Here's what I don't understand.
Maybe someone can help me here.
How can someone build a compatible API without getting information from the origional source code?
Easy, you use other sources of information. For programs to be able to use an OS's API's, they will need the documentation on how to interface with the OS's API's. Otherwise, you can't run any apps.
And if you build api's that act exactly like the origional enviornment, then you would have to write it the same way, although you would extend it further.
And the available documentation that you speak of also would have to be source code.
Correct?
I'm afraid not. API's work via a system of interfaces and calls to those interfaces. What lies behind those interfaces is a complete mystery to the program, they only know to use a specific API call and get a specific result. How things work between call and result can be done one of a hundred ways, as shown by the various mechanisms to impliment the POSIX API in many OS's
So no matter how you say it, it always comes back to the origional source code.
If you're going to emulate the Amiga OS and extend it, you're gonna have to do it with the origional source code.
Correct?
Incorrect. AROS has done it without any source code. They just read the documentation on the system API's, and then created a new system that uses the same API calls to the same results. The inner-mechanism for these can be worlds different. One could use a message-passing mechanism as in a microkernel, one could use a dynamic library setup as in an executive library, and yet another methodology is to make the API calls directly to a monolithic kernel.
What other documentation would there be that would even start to help that is not source code?
Doesn't make sense to me.
The documentation used in this case are the infamous Rom Kernel Manuals, published by Commodore Business Machines. I happen to own 2 complete sets of these manuals, the Brown and the Grey editions.
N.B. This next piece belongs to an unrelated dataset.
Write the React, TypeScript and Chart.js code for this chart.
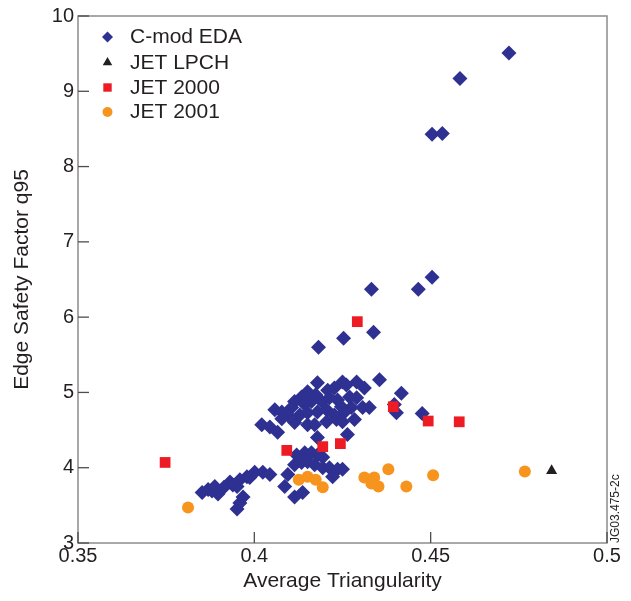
import React, { useEffect, useRef } from "react";
import { Chart, registerables } from "chart.js";

Chart.register(...registerables);

// ---- Data ----
const seriesNames = ["C-mod EDA", "JET LPCH", "JET 2000", "JET 2001"];

const cmodX = [
  0.4722, 0.4583, 0.4504, 0.4533, 0.4465, 0.4504, 0.4332, 0.4338, 0.4253, 0.4182,
  0.4179, 0.425, 0.4261, 0.429, 0.4312, 0.4355, 0.4417, 0.4151, 0.4134, 0.4208,
  0.4227, 0.4114, 0.4106, 0.4143, 0.4162, 0.4191, 0.4236, 0.4247, 0.427, 0.429,
  0.4275, 0.4307, 0.4326, 0.4256, 0.4058, 0.4078, 0.4095, 0.4129, 0.4151, 0.4179,
  0.4205, 0.4227, 0.4021, 0.4044, 0.4066, 0.4114, 0.4151, 0.4205, 0.4233, 0.425,
  0.4284, 0.4179, 0.4264, 0.4397, 0.4403, 0.4476, 0.4174, 0.4078, 0.4213, 0.4171,
  0.412, 0.4143, 0.4162, 0.4179, 0.4194, 0.4114, 0.4134, 0.4151, 0.4171, 0.4194,
  0.4213, 0.4236, 0.425, 0.4222, 0.4095, 0.4086, 0.4114, 0.4137,
  0.3852, 0.3869, 0.388, 0.3888, 0.3897, 0.3914, 0.3931, 0.3939, 0.3951, 0.3959,
  0.3979, 0.3987, 0.4001, 0.4024, 0.4044, 0.3968, 0.3951, 0.3959,
];
const cmodY = [
  9.51, 9.17, 8.43, 8.44, 6.37, 6.53, 6.37, 5.8, 5.72, 5.6,
  5.13, 5.14, 5.1, 5.14, 5.06, 5.17, 4.99, 5.01, 4.94, 5.03,
  5.06, 4.88, 4.8, 4.84, 4.88, 4.88, 4.9, 4.81, 4.94, 4.93,
  4.8, 4.8, 4.8, 4.74, 4.77, 4.74, 4.7, 4.7, 4.73, 4.74,
  4.77, 4.7, 4.57, 4.54, 4.47, 4.6, 4.57, 4.61, 4.64, 4.61,
  4.64, 4.4, 4.44, 4.84, 4.73, 4.72, 4.97, 4.65, 4.93, 4.57,
  4.17, 4.2, 4.2, 4.17, 4.14, 4.04, 4.07, 4.08, 4.04, 4.0,
  4.0, 3.98, 3.98, 3.88, 3.91, 3.75, 3.61, 3.67,
  3.67, 3.71, 3.69, 3.75, 3.65, 3.74, 3.81, 3.77, 3.75, 3.84,
  3.88, 3.87, 3.94, 3.94, 3.91, 3.61, 3.45, 3.53,
];

const lpchX = [0.4843];
const lpchY = [3.96];

const jet2000X = [0.3747, 0.4092, 0.4194, 0.4244, 0.4292, 0.4394, 0.4493, 0.4581];
const jet2000Y = [4.07, 4.23, 4.28, 4.32, 5.94, 4.81, 4.62, 4.61];

const jet2001X = [0.3812, 0.4126, 0.4151, 0.4174, 0.4194, 0.4312, 0.434, 0.4332, 0.4352, 0.438, 0.4431, 0.4507, 0.4767];
const jet2001Y = [3.47, 3.84, 3.88, 3.84, 3.74, 3.87, 3.87, 3.79, 3.75, 3.98, 3.75, 3.9, 3.95];

const xTickValues = [0.35, 0.4, 0.45, 0.5];
const xTickLabels = ["0.35", "0.4", "0.45", "0.5"];
const yTickValues = [3, 4, 5, 6, 7, 8, 9, 10];
const yTickLabels = ["3", "4", "5", "6", "7", "8", "9", "10"];

const xTitle = "Average Triangularity";
const yTitle = "Edge Safety Factor q95";
const figureId = "JG03.475-2c";

// ---- Styles ----
const NAVY = "#2e3192";
const RED = "#ed1c24";
const ORANGE = "#f7941d";
const BLACK = "#231f20";
const TEXT = "#231f20";
const FONT = "'Liberation Sans', Arial, Helvetica, sans-serif";

const zip = (xs: number[], ys: number[]) => xs.map((x, i) => ({ x, y: ys[i] }));

function drawMarker(ctx: CanvasRenderingContext2D, kind: string, x: number, y: number, color: string) {
  ctx.fillStyle = color;
  ctx.beginPath();
  if (kind === "diamond") {
    const r = 5.5;
    ctx.moveTo(x - r, y);
    ctx.lineTo(x, y - r);
    ctx.lineTo(x + r, y);
    ctx.lineTo(x, y + r);
  } else if (kind === "triangle") {
    const r = 5.5;
    ctx.moveTo(x, y - r);
    ctx.lineTo(x + r * 0.866, y + r / 2);
    ctx.lineTo(x - r * 0.866, y + r / 2);
  } else if (kind === "square") {
    const h = 4.2;
    ctx.rect(x - h, y - h, 2 * h, 2 * h);
  } else {
    ctx.arc(x, y, 5, 0, Math.PI * 2);
  }
  ctx.closePath();
  ctx.fill();
}

const framePlugin = {
  id: "frameAndLegend",
  afterDraw(chart: any) {
    const { ctx, chartArea, scales } = chart;
    const { left, right, top, bottom } = chartArea;
    ctx.save();
    // frame
    ctx.strokeStyle = "#8c8c8c";
    ctx.lineWidth = 1.5;
    ctx.strokeRect(left, top, right - left, bottom - top);
    // inward ticks
    ctx.strokeStyle = "#4d4d4d";
    ctx.lineWidth = 1.3;
    for (const v of xTickValues) {
      const px = scales.x.getPixelForValue(v);
      ctx.beginPath();
      ctx.moveTo(px, bottom);
      ctx.lineTo(px, bottom - 11);
      ctx.stroke();
    }
    for (const v of yTickValues) {
      const py = scales.y.getPixelForValue(v);
      ctx.beginPath();
      ctx.moveTo(left, py);
      ctx.lineTo(left + 11, py);
      ctx.stroke();
    }
    // legend
    const kinds = ["diamond", "triangle", "square", "circle"];
    const colors = [NAVY, BLACK, RED, ORANGE];
    const rowY = [37, 62.5, 87.5, 112];
    ctx.font = `21px ${FONT}`;
    ctx.textAlign = "left";
    ctx.textBaseline = "middle";
    for (let i = 0; i < seriesNames.length; i++) {
      drawMarker(ctx, kinds[i], 107.5, rowY[i], colors[i]);
      ctx.fillStyle = TEXT;
      ctx.fillText(seriesNames[i], 130, rowY[i] + 0.5);
    }
    // figure id
    ctx.translate(615.5, bottom);
    ctx.rotate(-Math.PI / 2);
    ctx.font = `12px ${FONT}`;
    ctx.fillStyle = TEXT;
    ctx.textAlign = "left";
    ctx.textBaseline = "middle";
    ctx.fillText(figureId, 0, 0);
    ctx.restore();
  },
};

export default function App() {
  const ref = useRef<HTMLCanvasElement | null>(null);

  useEffect(() => {
    if (!ref.current) return;
    const chart = new Chart(ref.current, {
      type: "scatter",
      data: {
        datasets: [
          {
            label: seriesNames[1],
            data: zip(lpchX, lpchY),
            pointStyle: "triangle",
            pointRadius: 6.4,
            backgroundColor: BLACK,
            borderColor: BLACK,
            borderWidth: 0,
            order: 1,
          },
          {
            label: seriesNames[3],
            data: zip(jet2001X, jet2001Y),
            pointStyle: "circle",
            pointRadius: 6,
            backgroundColor: ORANGE,
            borderColor: ORANGE,
            borderWidth: 0,
            order: 2,
          },
          {
            label: seriesNames[2],
            data: zip(jet2000X, jet2000Y),
            pointStyle: "rect",
            pointRadius: 7.6,
            backgroundColor: RED,
            borderColor: RED,
            borderWidth: 0,
            order: 3,
          },
          {
            label: seriesNames[0],
            data: zip(cmodX, cmodY),
            pointStyle: "rectRot",
            pointRadius: 7.5,
            backgroundColor: NAVY,
            borderColor: NAVY,
            borderWidth: 0,
            order: 4,
          },
        ],
      },
      options: {
        animation: false,
        responsive: false,
        devicePixelRatio: 1,
        events: [],
        layout: { padding: { top: 14, right: 24, bottom: 0, left: 0 } },
        plugins: {
          legend: { display: false },
          tooltip: { enabled: false },
        },
        scales: {
          x: {
            type: "linear",
            min: 0.35,
            max: 0.5,
            grid: { display: false, drawTicks: false },
            border: { display: false },
            afterBuildTicks: (scale: any) => {
              scale.ticks = xTickValues.map((v) => ({ value: v }));
            },
            afterFit: (scale: any) => {
              scale.height = 58;
            },
            ticks: {
              padding: 1.5,
              color: TEXT,
              font: { family: FONT, size: 20 },
              maxRotation: 0,
              autoSkip: false,
              callback: (value: any) => {
                const i = xTickValues.findIndex((v) => Math.abs(v - Number(value)) < 1e-9);
                return i >= 0 ? xTickLabels[i] : "";
              },
            },
            title: {
              display: true,
              text: xTitle,
              color: TEXT,
              font: { family: FONT, size: 21 },
              padding: { top: 0, bottom: 7 },
            },
          },
          y: {
            type: "linear",
            min: 3,
            max: 10,
            grid: { display: false, drawTicks: false },
            border: { display: false },
            afterBuildTicks: (scale: any) => {
              scale.ticks = yTickValues.map((v) => ({ value: v }));
            },
            afterFit: (scale: any) => {
              scale.width = 78;
            },
            ticks: {
              padding: 4,
              color: TEXT,
              font: { family: FONT, size: 20 },
              autoSkip: false,
              callback: (value: any) => {
                const i = yTickValues.findIndex((v) => Math.abs(v - Number(value)) < 1e-9);
                return i >= 0 ? yTickLabels[i] : "";
              },
            },
            title: {
              display: true,
              text: yTitle,
              color: TEXT,
              font: { family: FONT, size: 21 },
              padding: { top: 10, bottom: 0 },
            },
          },
        },
      },
      plugins: [framePlugin],
    });
    return () => chart.destroy();
  }, []);

  return (
    <div style={{ position: "absolute", left: 0, top: 0, width: 631, height: 601, background: "#fff" }}>
      <canvas ref={ref} width={631} height={601} style={{ display: "block" }} />
    </div>
  );
}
I can state quite clearly:
These books contain no source code to the Amiga Operating System.
(Ironically, one edition does include partial schemaitcs for a segment of the Amiga chipset that were covered by patents, the blitter)
Please, purchase a copy of these books on eBay and read them. They have complete docs on the API's, library system, even the style of the AmigaOS widget set. With them, it is more than possible to clone an OS's API's without using a single line of code, nor even using the same mechanism for how the system operates.